At the Energy Future Forum 2025 presented by RealClearPolitics, Peter Bryant and Scott Gatzemeier, Corporate Vice President at Micron, explore how America’s semiconductor manufacturing revival fundamentally depends on energy infrastructure reliability and affordability.

Peter highlights the critical intersection of energy and chip manufacturing, noting Barclays’ assessment that critical minerals – not chip design – represent the AI supply chain’s lynchpin. Scott walks through Micron’s ambitious US expansion: a $2 billion facility in Boise and four fabrication facilities (fabs) in upstate New York, representing $100 billion in investment.

The conversation reveals sobering infrastructure realities. A 500-megawatt transmission line connecting Idaho, Oregon, and Washington has been in permitting since 2006, costing over $200 million in fees – without breaking ground. For semiconductor manufacturing, this represents existential risk – Gatzemeier describes how a sub-second power dip shut down an entire fab, causing tens of millions in losses as sensitive wafers were destroyed and equipment required extensive rebuilds.

Peter frames the strategic calculation that while construction costs run 40% higher in the US than Asia, America’s energy cost advantage of 25-40% lower power prices enables competitive manufacturing.

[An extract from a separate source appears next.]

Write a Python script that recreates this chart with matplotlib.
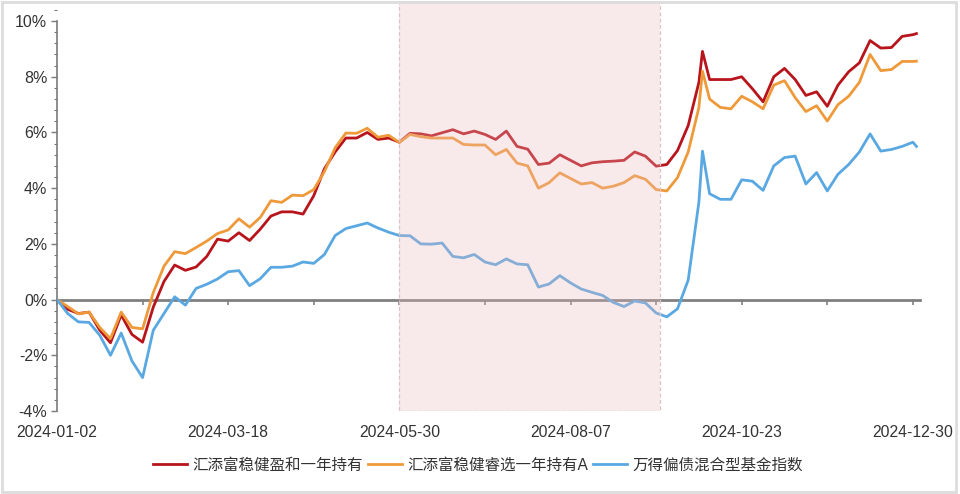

This advantage offsets labour cost differentials, making projects like Micron’s viable under the CHIPS Act incentives.

The pair discuss supply chain vulnerabilities, with critical chemicals like photoresist manufactured only in Japan, and emerging proximity strategies where companies locate near reliable power sources.

Scott advocates for small modular reactors and permitting reform, emphasising that without reliable, affordable energy, America’s semiconductor and AI leadership ambitions simply cannot materialise. The conversation underscores how energy infrastructure underpins both economic and national security in the digital age.